A Favorite Half Dime Superb Mint State 1796/5 Draped Bust Finest Graded by PCGS

Interesting Early Half Dimes

Half dimes have been numismatic favorites for a long time. The D. Brent Pogue Collection has an incredible selection of these, to be offered at auction this May.

The early issues in particular are fascinating to study. The first federal coinage released into circulation consisted of about 1,500 1792 half dismes (as the denomination was first known). These were struck in the shop of John Harper in Philadelphia in mid-May prior to the Mint being in operation (which did not happen until the autumn). The silver to make them was provided by George Washington.

Within the Mint the first half dime dies made were dated 1794 and were of the Flowing Hair design. These dies were not used at the time, but were held over until 1795. In that year half dimes dated 1794 and 1795 were struck.

Good trivia questions:

Were any half dimes struck in 1794? Answer: No.

Do 1794 half dimes exist? Answer: Yes.

Such things are always interesting to ponder.

The Draped Bust Design

In the autumn of 1795 the Mint decided to change the obverse design of the copper and silver coinage. For copper half cents and cents a head of Miss Liberty with a liberty cap had been used since 1793. For silver half dimes, half dollars, and silver dollars the Flowing Hair motif had been employed in 1794 and so far into 1795. According to tradition, sketches of Miss Liberty were made by artist Gilbert Stuart, but facts are scarce.

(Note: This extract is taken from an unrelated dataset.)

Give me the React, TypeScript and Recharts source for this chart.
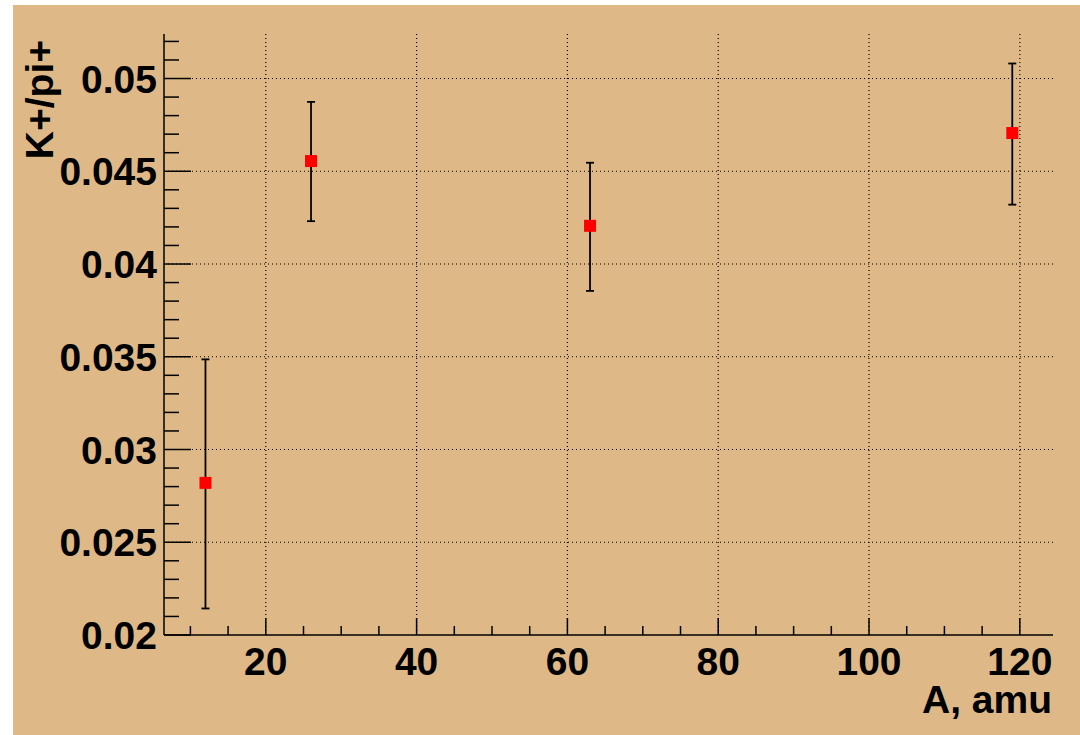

The first Draped Bust circulating coinage was the silver dollar of 1795. Two obverse dies were made, known today as Bowers Borckardt-51, with the portrait positioned slightly left of center, and BB-52 with the portrait centered. It was not until 1800 that the Draped Bust design was used on half cents. For cents, dimes, quarters, and half dollars the inaugural year was 1796.

That brings us to the 1796/5 half dime. In 1795 an obverse die was made for the 1795 Draped Bust half dime, but none are known to have been struck. In 1796 the die, apparently unused up to that point, was altered by having a 6 digit punched over the 5 to create an overdate. Thus, the 1796/5 half dime is almost, but not quite, a 1795 Draped Bust half dime!

The Pogue Collection coin has been graded as MS-66 by PCGS, the highest and only coin to achieve this Superb Gem designation. As such it is an American numismatic treasure.